JAKARTA, iNews.id - Rabo Wekasan atau Rabu Pungkasan saat ini menjadi topik yang hangat diperbincangkan. Rebo Wekasan merujuk pada Rabu terakhir di bulan Safar.
Rabu Wekasan tahun ini jatuh pada Hari Rabu, 21 September 2022. Sebagian masyarakat Indonesia, khususnya di Jawa, banyak yang melakukan ritual khusus untuk menolak bala' atau musibah yang dipercaya turun di hari Rebo Wekasan.
Berbicara mengenai asal-usulnya, Rebo Wekasan adalah fenomena yang terjadi karena faktor akulturasi budaya Jawa dengan Islam. Di kalangan masyarakat Jawa, Bulan Safar atau Sapar memang kerap dihubungkan dengan mitos bulan sial dan banyak bencana.
Hal itu berakar pada masa Arab Jahiliyah, di mana bulan Safar juga disebut bulan sial. Oleh karena itu, banyak ritus-ritus dan tradisi, khususnya yang bersifat selamatan dan tolak bala.
Meskipun banyak kalangan yang menganggap ritual Rebo Wekasan hanya sebagai mitos, tetapi tidak sedikit masyarakat yang masih terus melestarikannya hingga sekarang.
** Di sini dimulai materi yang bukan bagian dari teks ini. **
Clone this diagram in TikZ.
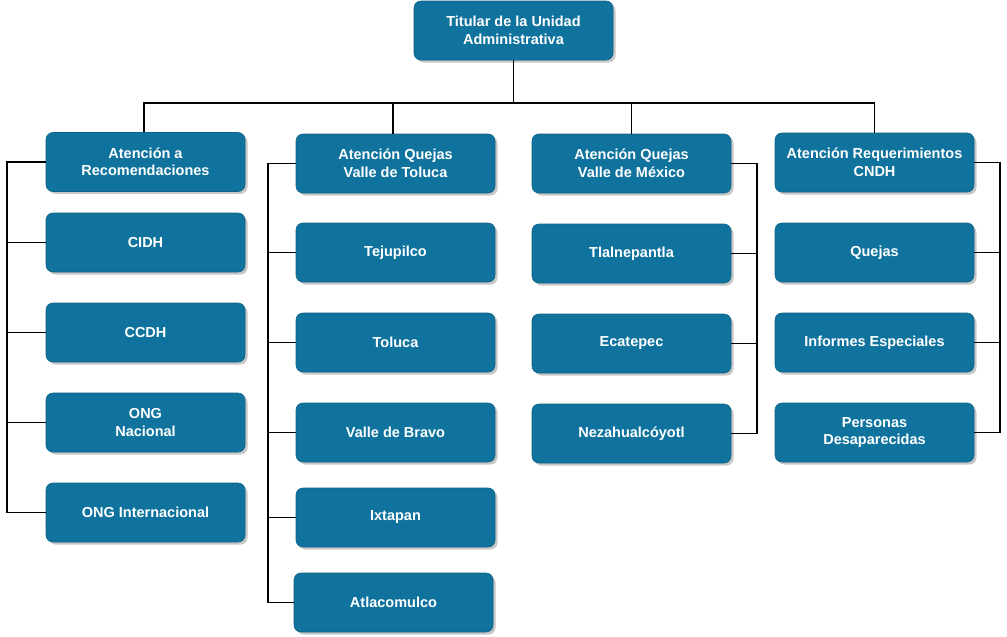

Lantas, bagaimana pandangan Islam terkait Rebo Wekasan? Berikut ini adalah ulasannya.
Dikutip iNews.id dari Jurnal Theologia IAIN Kudus berjudul Rebo Wekasan Menurut Perspektif KH. Abdul Hamid dalam Kanz Al-Najah Wa Al-Surur, Rabu (21/9/2022), bulan Ṣafar sejatinya tidaklah berbeda dengan bulan-bulan lainnya.
Namun, dalam sebuah hadits Rasulullah pernah menyinggung tentang bulan Ṣafar.
"Tidak ada penyakit menular, tidak ada mitos, tidak ada prasangka buruk, tidak ada (keramat) bulan Ṣafar." (HR. Bukhari)
Menurut Ibnu Utsaimin rahimahullah, kata Safar dalam hadis tersebut memiliki makna yang bervariasi. Namun yang paling kuat menurut umat Jahiliah adalah sebagai bulan kesialan, sehingga sebagian orang jika selesai melakukan pekerjaan tertentu pada hari ke-25 dari bulan Safar merasa lega, dan berkata, “Selesai sudah hari kedua puluh lima dari bulan Safar dengan baik.”
Safar merupakan bulan yang cukup bersejarah. Bulan di mana Allah Swt menurunkan 300.000 musibah yang terjadi pada satu tahun. Al-Syaikh Imam al-Dairabi berkata:
"Sebagian ulama Arifin dari Ahli Kasyf menuturkan bahwa pada setiap tahunnya diturunkan 300.000 bala’ (cobaan). Yaitu terjadi pada hari Rabu terakhir dari bulan Safar.
Pada waktu itu merupakan hari terberat dari sekian banyak di hari selama satu tahun. Keterangan tersebut sesungguhnya mengingatkan agar semakin mendekatkan diri, ber-taqarrub kepada Allah Swt."
Karena diyakini sebagai hari diturunkannya banyak musibah, maka Rebo Wekasan dalam perkembangannya melahirkan banyak mitos-mitos atau kepercayaan tertentu yang diyakini oleh sebagian masyarakat Indonesia, khususnya Jawa.
Mitos yang diyakini antara lain adalah tidak boleh menikah di hari itu, larangan berhubungan intim, hingga larangan bepergian. Hal-hal itu diyakini dapat melahirkan kesialan jika dilakukan di Rebo Wekasan.
Saat Rebo Wekasan, sebagian masyarakat menggelar berbagai macam ritual. Salah satunya adalah melakukan selamatan. Upacara selamatan pada setiap daerah dilakukan dengan cara yang berbeda-beda. Misalnya saja adalah melakukan ritual di tempat-tempat yang disakralkan.
Sebagian umat Islam di Jawa juga melaksanakan shalat tolak balak pada saat Rebo Wekasan. Shalat ini biasa dikerjakan pada waktu dhuha.
Pada setiap rakaatnya, biasanya akan membaca surat Al-Fatihah, disambung surat Al-Kautsar sebanyak 17 kali, surat Al-Ikhlas, kemudian membaca Surat Al-Falaq. Setelah itu, diakhiri dengan membaca doa.
Pada Rebo Wekasan, sebagian masyarakat Islam di Tanah Air juga melakukan puasa. Biasanya, puasa ini biasanya dilakukan selama tiga hari. Puasa tersebut dikerjakan untuk tolak bala agar terhindar dari kesialan.